SAN FRANCISCO — Only one day into VMworld 2012 and there’s already been a slew of change: VMware Inc. officially changed its CEO, unveiled a cloud software suite and announced it’s getting rid of its vRAM licensing scheme, much to the delight of the 20,000 attendees at the opening keynote.
Paul Maritz (pictured above), who has led the company for the past four years, bid adieu before he starts his next gig at parent EMC Corp. as chief strategist and introduced VMware’s new CEO, Pat Gelsinger, who officially starts the job on Sept. 1. “Fasten your seat belts for the next four years,” said Maritz.
In the future more than 90 per cent of workloads will be virtualized, said Gelsinger during his opening keynote. So, for VMware, the next step is to create a “software-defined data centre,” where all infrastructure is virtualized and delivered as a service. The idea is to use cloud computing for agile, efficient and reliable IT services by extending virtualization into every area of the data centre, from storage to networking to availability and security services.
Gelsinger unveiled VMware vCloud Suite 5.1, which integrates the company’s virtualization, cloud infrastructure and management portfolio into a single SKU — aimed at simplifying the adoption of cloud technologies. The new suite is based on an updated version of the VMware vSphere 5.1 virtualization platform, which offers more powerful VMs and more robust networking capabilities. And it’s aimed at any kind of cloud — private clouds or service partners working in public clouds.

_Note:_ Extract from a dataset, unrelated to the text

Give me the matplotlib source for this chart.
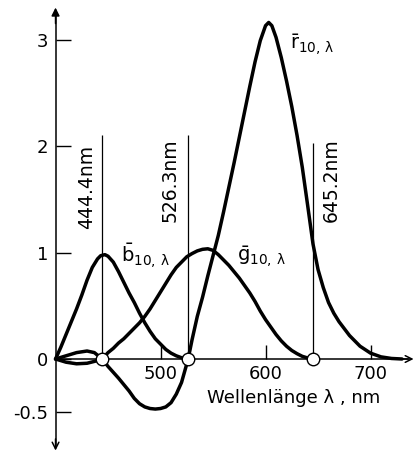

“You need to provide (customers) with that solid path of how to evolve investments in virtualization and virtual infrastructure into this new cloud world,” said Rick Jackson, VMware’s CMO, during a press conference. “That’s the value of the suite … think of this as the passing lane to move fast and quickly into the cloud environment.”
(Pat Gelsinger during keynote. VMware)
Gelsinger also announced changes to the company’s pricing model. “Last year we created a four-letter dirty word called vRAM,” he said. “We are now striking this word from the vocabulary of the ‘v’ dictionary.” VMware will return to its previous CPU-based licensing model after a recent customer survey found a high level of dissatisfaction with vRAM, thanks to the complexity and costs it created. The vCloud Suite will be licensed per processor with no core, vRAM or number of VM limits.
This comes at a time when Microsoft Corp. has said it will simplify its licensing in Windows Server 2012, but Jackson denied that had any influence on VMware’s decision to ditch vRAM. “You cannot compete against Microsoft on price — they are the world’s most profitable for-free company ever,” he said. “You compete with Microsoft on value.”